On Friday, police again responded to the school after two groups of students “decided to capitalize on the threat from the day before and appear to collaborate with each other to create a panic,” the department said. 

“The groups can clearly be seen on video, getting into specific positions and locations within the cafeteria, timing their actions. Several female students walk towards the school administrator laughing and smiling, all the way, up until they reached the administrator, at which point one of the females tells the administrator that someone had a gun,” the Facebook post states. “At this same time, one of the male kids, already positioned near the exit to the cafeteria, waited until the female student made the statement, then looked at her and ran out of the building, causing a large crowd to follow him.”


Mainland High School in Daytona Beach, Florida. The Daytona Police Department said charges are pending against some students at the school over a “cruel prank” it said caused panic last week. 
(Daytona Police Department)

Video surveillance shows the male or female did not see a gun and no shots were fired as some people posted online, police said. 

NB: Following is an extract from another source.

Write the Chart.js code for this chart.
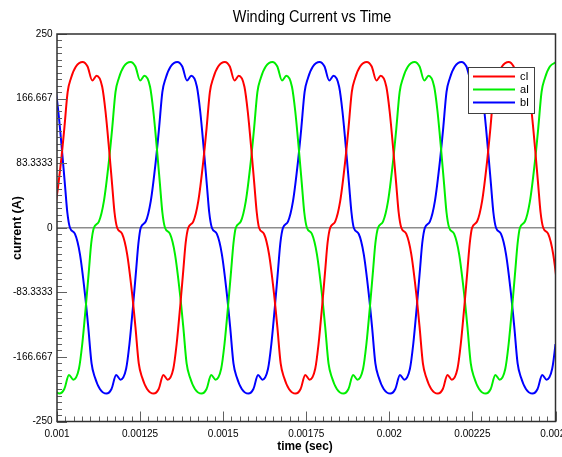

“This entire incident appears to have been a cruel prank by several students that has now gotten out of control due to internet trolls, miss-informed people and in some cases, people that are not even in Florida, or have kids that go to school at Mainland,” the department wrote. 

Students from both groups have been interviewed by police but their stories kept changing, authorities said. 

“Stories have changed from seeing the guy, or a gun, to ‘they just heard there was one,’” police said. 

The police department said charges were “pending” against the students on suspicion of making a false report concerning the use of firearms in a violent manner against a person or persons, a second-degree felony. In addition, the department recommended they be expelled. 

On Monday, Volusia County Schools issued a statement addressing the matter. 


“Every student linked to the disruption on Friday has been identified, and those with direct involvement will face the appropriate consequences based on our student Code of Conduct,” the statement said. “Any student further identified as having contributed to the disruption will also face the same consequences.”